“The children – strange, shadowy creatures”
Starting in London in 1921 in a hospital for the war wounded, a junior psychiatrist tries to break through with a mentally disturbed patient, a young woman who was previously a governess at a grand house in the country. Thus starts this 2009 television adaptation of Henry James’ The Turn of the Screw by Sandy Welch and directed by Tim Fywell which relocates the story to a shell-shocked post WWI society.
Michelle Dockery leads the cast as Ann, newly employed to look after the 2 young wards of the Master (Mark Umbers in handsomely brutish form), but soon finds out that neither child is quite as angelic as they first seem. Strange happenings keep on occurring to her and around her and all seems to be linked to the previous woman to hold the position of governess who died in mysterious circumstances along with a manservant from the house, Peter Quint, whose ghostly presence threatens the sanity and safety of all concerned, or so it seems to Ann at least.
There’s a strong sense of atmosphere, set from Ann’s first arrival at the house with its line of scary maids – Nicola Walker chief amongst them as Carla – and creepy little children always set my hairs on edge, especially when making a seemingly innocuous game of hide and seek into something highly charged, the chanting of nursery rhymes something incredibly eerie. The casting of Sue Johnston as the mysterious housekeeper is inspired as she is someone so identifiable with warm roles, that it feels doubly wrong to have her as such an ambiguous character, initially at least.
But where so much of the power of the story comes from the ambiguity of its whole premise, about whether the ghosts are real or whether they are the product of a fevered mind. And despite its beginnings which suggest otherwise, this adaptation goes a little too far is providing a definitive answer which robs the production of the richness that Henry James surely intended.
And the film loses a touch of its intensity as it moves to an exploratory vein which painstakingly spells out a lot of what is apparently going on.

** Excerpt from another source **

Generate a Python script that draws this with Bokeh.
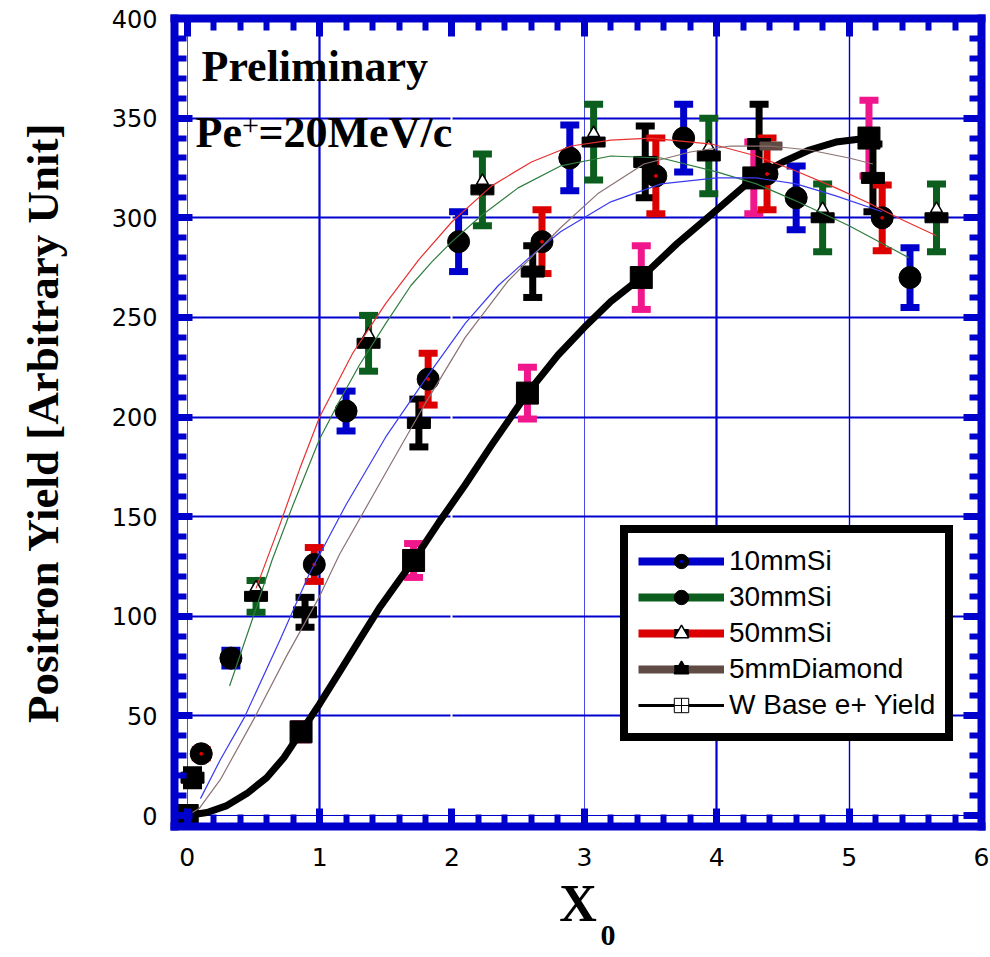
from bokeh.plotting import figure
from bokeh.models import (ColumnDataSource, Whisker, TeeHead, Legend, LegendItem, Label,
                          Range1d, SingleIntervalTicker, FixedTicker, LinearAxis, Grid,
                          CustomJSTickFormatter)
from bokeh.transform import dodge
from bokeh.embed import file_html
from bokeh.resources import INLINE

NAN = float("nan")

# ---------------- data ----------------
# black error bars, black bar markers
k_x = [0.04, 0.89, 1.75, 2.61, 3.46, 4.32, 5.18]
k_y = [19, 102, 197, 273, 328, 337, 320]
k_err = [4, 7.5, 12, 13, 18, 20, 17]
# red error bars, circles with red dot
r_x = [0.106, 0.96, 1.82, 2.68, 3.54, 4.38, 5.25]
r_y = [31, 126, 219, 288, 321, 322, 300]
r_err = [2, 8.5, 13, 16, 19, 18, 16.5]
# green error bars, bar + white triangle
g_x = [0.52, 1.37, 2.23, 3.07, 3.94, 4.80, 5.66]
g_y = [110, 237, 314, 338, 331, 300, 300]
g_err = [8, 14, 18, 19, 19, 17, 17]
# blue error bars, plain circles
b_x = [0.33, 1.20, 2.05, 2.89, 3.75, 4.60, 5.46]
b_y = [79, 203, 288, 330, 340, 310, 270]
b_err = [4, 10, 15, 16.5, 17, 16, 15]
# pink error bars, big squares (W base e+ yield)
w_x = [0.0, 0.86, 1.71, 2.57, 3.43, 4.28, 5.15]
w_y = [0, 42, 128, 212, 270, 320, 340]
w_err = [0, 4, 8.5, 13, 16, 18, 19]
# single brown marker
d_x = [4.41]
d_y = [336]

# trend lines
fb_x = [0.32, 0.5, 0.64, 0.8, 1.0, 1.15, 1.3, 1.5, 1.69, 1.85, 2.0, 2.22, 2.5, 2.82, 3.2, 3.58, 4.0, 4.3, 4.58, 5.0, 5.45]
fb_y = [65, 100, 128, 156, 189, 208, 226, 247, 266, 278, 288, 301, 315, 326, 331, 330, 323, 317, 309, 296, 280]
fg_x = [0.52, 0.7, 0.85, 1.0, 1.25, 1.5, 1.75, 2.0, 2.3, 2.6, 2.9, 3.2, 3.5, 3.96, 4.3, 4.58, 4.9, 5.16, 5.4, 5.66]
fg_y = [114, 146, 174, 200, 232, 257, 279, 298, 316, 328, 336, 339, 340, 337, 331, 324, 315, 307, 299, 291]
fr_x = [0.1, 0.25, 0.43, 0.7, 0.92, 1.2, 1.5, 1.82, 2.1, 2.35, 2.6, 2.82, 3.2, 3.58, 4.0, 4.3, 4.6, 4.9, 5.25]
fr_y = [8.5, 28, 49, 88, 121, 156, 190, 221, 247, 266, 281, 293, 308, 317, 320, 320, 317, 311, 303]
fk_x = [0.0, 0.09, 0.25, 0.5, 0.75, 1.0, 1.15, 1.5, 1.8, 2.1, 2.42, 2.82, 3.1, 3.45, 3.8, 4.1, 4.4, 4.7, 5.0, 5.18]
fk_y = [0, 3.5, 18, 48, 80, 110, 131, 172, 207, 240, 268, 295, 312, 327, 333, 336, 336, 334, 330, 327]
fw_x = [0, 0.15, 0.3, 0.45, 0.6, 0.73, 0.86, 1.0, 1.15, 1.3, 1.45, 1.6, 1.71, 1.9, 2.1, 2.3, 2.57, 2.8,
        3.0, 3.2, 3.43, 3.7, 4.0, 4.28, 4.5, 4.7, 4.9, 5.15]
fw_y = [0, 1.5, 5, 11, 19, 29, 42, 56, 72, 88, 104, 118, 128, 147, 166, 186, 212, 231,
        245, 258, 270, 287, 304, 320, 328, 334, 338, 340]

legend_labels = ["10mmSi", "30mmSi", "50mmSi", "5mmDiamond", "W Base e+ Yield"]

BLUE = "#0000CC"
GREEN = "#0B5E1E"
RED = "#DD0000"
PINK = "#F0168C"
BROWN = "#604A44"

p = figure(width=990, height=957, x_range=Range1d(-0.096, 6.0), y_range=Range1d(-5.5, 400),
           output_backend="svg", toolbar_location=None, x_axis_type=None, y_axis_type=None,
           min_border_left=174, min_border_right=9, min_border_top=18, min_border_bottom=131)
p.outline_line_color = None
p.background_fill_color = "white"
p.border_fill_color = "white"

xt = SingleIntervalTicker(interval=1, num_minor_ticks=5)
yt = SingleIntervalTicker(interval=50, num_minor_ticks=5)


def style_axis(ax):
    ax.axis_line_color = BLUE
    ax.axis_line_width = 8
    ax.axis_line_cap = "square"
    ax.major_tick_line_color = BLUE
    ax.major_tick_line_width = 7
    ax.major_tick_in = 18
    ax.major_tick_out = 0
    ax.minor_tick_line_color = BLUE
    ax.minor_tick_line_width = 6
    ax.minor_tick_in = 12
    ax.minor_tick_out = 0


xb = LinearAxis(ticker=xt)
style_axis(xb)
xb.major_label_text_font = "DejaVu Sans"
xb.major_label_text_font_size = "25px"
xb.major_label_text_color = "black"
xb.major_label_standoff = 21
xb.axis_label = "X"
xb.axis_label_text_font = "Liberation Serif"
xb.axis_label_text_font_style = "bold"
xb.axis_label_text_font_size = "52px"
xb.axis_label_text_color = "black"
xb.axis_label_standoff = 6
p.add_layout(xb, "below")

# second, tick-less axis below that only carries the subscript of the x title
xsub = LinearAxis(ticker=FixedTicker(ticks=[]), axis_line_color=None, major_tick_line_color=None,
                  minor_tick_line_color=None, major_label_standoff=0, major_tick_out=0,
                  major_tick_in=0, minor_tick_out=0, minor_tick_in=0)
xsub.axis_label = "\u2007\u2007\u2007\u20070"
xsub.axis_label_text_font = "Liberation Serif"
xsub.axis_label_text_font_style = "bold"
xsub.axis_label_text_font_size = "30px"
xsub.axis_label_text_color = "black"
xsub.axis_label_standoff = -17
p.add_layout(xsub, "below")

yl = LinearAxis(ticker=yt)
style_axis(yl)
yl.major_label_text_font = "DejaVu Sans"
yl.major_label_text_font_size = "24px"
yl.major_label_text_color = "black"
yl.major_label_standoff = 17
yl.axis_label = "Positron Yield [Arbitrary Unit]"
yl.axis_label_text_font = "Liberation Serif"
yl.axis_label_text_font_style = "bold"
yl.axis_label_text_font_size = "45px"
yl.axis_label_text_color = "black"
yl.axis_label_standoff = 41
p.add_layout(yl, "left")

blank = CustomJSTickFormatter(code="return ''")
xtop = LinearAxis(ticker=xt, formatter=blank, major_label_standoff=0)
style_axis(xtop)
p.add_layout(xtop, "above")
yright = LinearAxis(ticker=yt, formatter=blank, major_label_standoff=0)
style_axis(yright)
p.add_layout(yright, "right")

# grid lines
p.add_layout(Grid(dimension=0, ticker=FixedTicker(ticks=[1, 4]), grid_line_color=BLUE, grid_line_width=2.2))
p.add_layout(Grid(dimension=0, ticker=FixedTicker(ticks=[5]), grid_line_color=BLUE, grid_line_width=1.4))
p.add_layout(Grid(dimension=0, ticker=FixedTicker(ticks=[0, 3]), grid_line_color="#4A4AE0", grid_line_width=1))
p.add_layout(Grid(dimension=1, ticker=FixedTicker(ticks=[50, 100, 150, 200, 250, 300, 350]),
                  grid_line_color=BLUE, grid_line_width=2))
p.add_layout(Grid(dimension=1, ticker=FixedTicker(ticks=[0]), grid_line_color=BLUE, grid_line_width=1))
p.add_layout(Grid(dimension=0, ticker=FixedTicker(ticks=[2]), grid_line_color="white", grid_line_width=2))


def add_err(xs, ys, errs, color):
    src = ColumnDataSource(dict(x=xs, upper=[y + e for y, e in zip(ys, errs)],
                                lower=[y - e for y, e in zip(ys, errs)]))
    w = Whisker(source=src, base="x", upper="upper", lower="lower", dimension="height",
                line_color=color, line_width=7,
                upper_head=TeeHead(size=19, line_color=color, line_width=7),
                lower_head=TeeHead(size=19, line_color=color, line_width=7),
                level="underlay")
    p.add_layout(w)


add_err(w_x, w_y, w_err, PINK)
add_err(k_x, k_y, k_err, "black")
add_err(g_x, g_y, g_err, GREEN)
add_err(b_x, b_y, b_err, BLUE)
add_err(r_x, r_y, r_err, RED)

# W base thick line and squares
p.line(fw_x, fw_y, line_color="black", line_width=7, line_join="round")
p.scatter(w_x, w_y, marker="square", size=22, fill_color="black", line_color="black")

# black bar series
p.rect(k_x, k_y, width=23, height=11, width_units="screen", height_units="screen",
       fill_color="black", line_color="black")
# brown marker
p.rect(d_x, d_y, width=22, height=8, width_units="screen", height_units="screen",
       fill_color=BROWN, line_color=BROWN)
# green series: bar + white triangle
gsrc = ColumnDataSource(dict(x=g_x, y=g_y))
p.rect("x", "y", width=23, height=10, width_units="screen", height_units="screen",
       fill_color="black", line_color="black", source=gsrc)
p.scatter(x="x", y=dodge("y", 4.5, range=p.y_range), source=gsrc, marker="triangle", size=12,
          fill_color="white", line_color="black", line_width=1.5)
# blue-bar circles
p.scatter(b_x, b_y, marker="circle", size=22, fill_color="black", line_color="black")
# red-bar circles with red dot
p.scatter(r_x, r_y, marker="circle", size=22, fill_color="black", line_color="black")
p.scatter(r_x, r_y, marker="circle", size=3, fill_color=RED, line_color=RED)

# trend lines
p.line(fb_x, fb_y, line_color="#2E7D3E", line_width=1.2, line_join="round")
p.line(fg_x, fg_y, line_color="#E83030", line_width=1.2, line_join="round")
p.line(fr_x, fr_y, line_color="#3A3AF0", line_width=1.2, line_join="round")
p.line(fk_x, fk_y, line_color="#8C7272", line_width=1.2, line_join="round")


# ---- legend (off-screen NaN renderers used only for the legend glyphs) ----
def leg_line(color, width):
    return p.line(x=[NAN], y=[NAN], line_color=color, line_width=width)


def leg_mark(marker, fill, line="black", lw=1):
    return p.scatter(x=[NAN], y=[NAN], marker=marker, size=14, fill_color=fill, line_color=line,
                     line_width=lw)


items = [
    LegendItem(label=legend_labels[0], renderers=[leg_line(BLUE, 8), leg_mark("circle", "black"),
                                                  leg_mark("dot", BLUE, BLUE)]),
    LegendItem(label=legend_labels[1], renderers=[leg_line(GREEN, 8), leg_mark("circle", "black")]),
    LegendItem(label=legend_labels[2], renderers=[leg_line(RED, 8), leg_mark("dash", "black", "black", 9),
                                                  leg_mark("triangle", "white", "black", 1.5)]),
    LegendItem(label=legend_labels[3], renderers=[leg_line(BROWN, 8), leg_mark("dash", "black", "black", 9),
                                                  leg_mark("triangle", "black", "black", 1.5)]),
    LegendItem(label=legend_labels[4], renderers=[leg_line("black", 3),
                                                  leg_mark("square_cross", "white", "black", 1)]),
]
legend = Legend(items=items, location=(446, 85), border_line_color="black", border_line_width=8,
                border_line_alpha=1.0,
                background_fill_color="white", background_fill_alpha=1.0, padding=10, spacing=0,
                margin=0, glyph_width=86, glyph_height=36, label_height=36, label_standoff=5,
                label_text_font="Liberation Sans", label_text_font_size="28px",
                label_text_color="black")
p.add_layout(legend)

# ---- annotations ----
common = dict(x_units="screen", y_units="screen", text_font="Liberation Serif",
              text_font_style="bold", text_color="black")
p.add_layout(Label(x=27, y=736, text="Preliminary", text_font_size="44px", **common))
p.add_layout(Label(x=21, y=670, text="Pe", text_font_size="44px", **common))
p.add_layout(Label(x=76, y=701, text="+", text_font_size="30px", text_align="center",
                   text_baseline="middle", x_units="screen", y_units="screen",
                   text_font="Liberation Serif", text_color="black"))
p.add_layout(Label(x=84, y=670, text="=20MeV/c", text_font_size="44px", **common))

open("out.html", "w").write(file_html(p, INLINE))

Debunking some of the mystery also robs it of its intrigue, but it does then build up to its dénouement with a genuinely chilling force. Indeed I might even go so far as to say it is quite frightening, especially in the way that it co-opts poor young Miles to unnerving effect.
So something of a mixed bag of an adaptation and possibly a difficult watch for fans of the story. But regardless, I did find it a bit of a spookily effective interpretation and strongly acted.
At the Almeida next year… looking forward to it.